What was it for, then? Well, before the days of protect mode and virtual memory addressing, you could access any arbitrary memory location through a simple pointer (using C as a programming language, of course). Often, and erroneously, these pointers would be stored in nonrefreshed static variables as an application yielded control to the operating system. This access—or similar access—would cause the problems for which SHAKER.EXE was used to try to uncover.

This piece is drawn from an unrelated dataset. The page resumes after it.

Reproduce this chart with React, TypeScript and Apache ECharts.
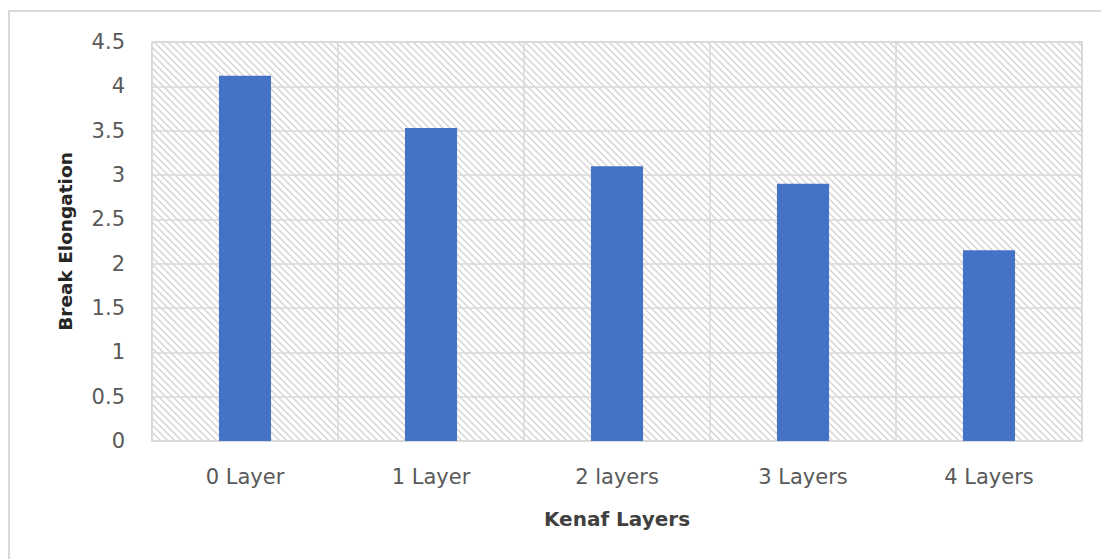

In between handling one event and a subsequent one, Windows could move (as it can now) both your code and data around. If you’d used a static pointer to, say, point to some data, you’d quickly discover that it was no longer pointing to what you intended. (Modern virtual addressing methods make this problem go away.) So what was the point of SHAKER.EXE? It turned out that, back then, even though your application was being naughty and had stored a static pointer, you didn’t know it most of the time; the Windows memory manager hadn’t, between your handling of two events, moved your data around. The bottom line was that you didn’t really know you had a problem until memory moved, and on your machine, that rarely, if ever, happened! Customers, however, did see the problem because they were running both your application and others and had loaded their systems to a point where the memory manager, to accommodate everyone, was starting to move memory blocks around. The whole thing, as someone at the time pointed out, was pretty much like attempting to hold a party in a small closet. Initially, everyone had plenty of room. As more people arrived and the closet filled up, however, some of the guests were bound to get their feet stepped on sooner or later! SHAKER.EXE literally shook the operating system on the developer’s machine until something fell off!
OK, so why the history lesson? Basically, the lesson is a good one and one we can still use. In fact, an associated application, named STRESS.EXE, still ships in Visual C++. (See Figure 1-5.) (STRESS.EXE is available for Windows 95 only, not for Windows NT.)
Figure 1-5 Stress me (STRESS.EXE)
Like SHAKER.EXE, STRESS.EXE is used to make the operating system appear more loaded/busy than it actually is. For example, by using STRESS.EXE you can allocate all of your machine’s free memory, making it look really loaded.
Tools such as STRESS.EXE can present your code with a more realistic, perhaps even hostile, environment in which to work. Such conditions can cause many hidden problems to rise to the surface—problems you can fix at that point instead of later in response to a client’s frustrated phone call. I’d certainly recommend using them.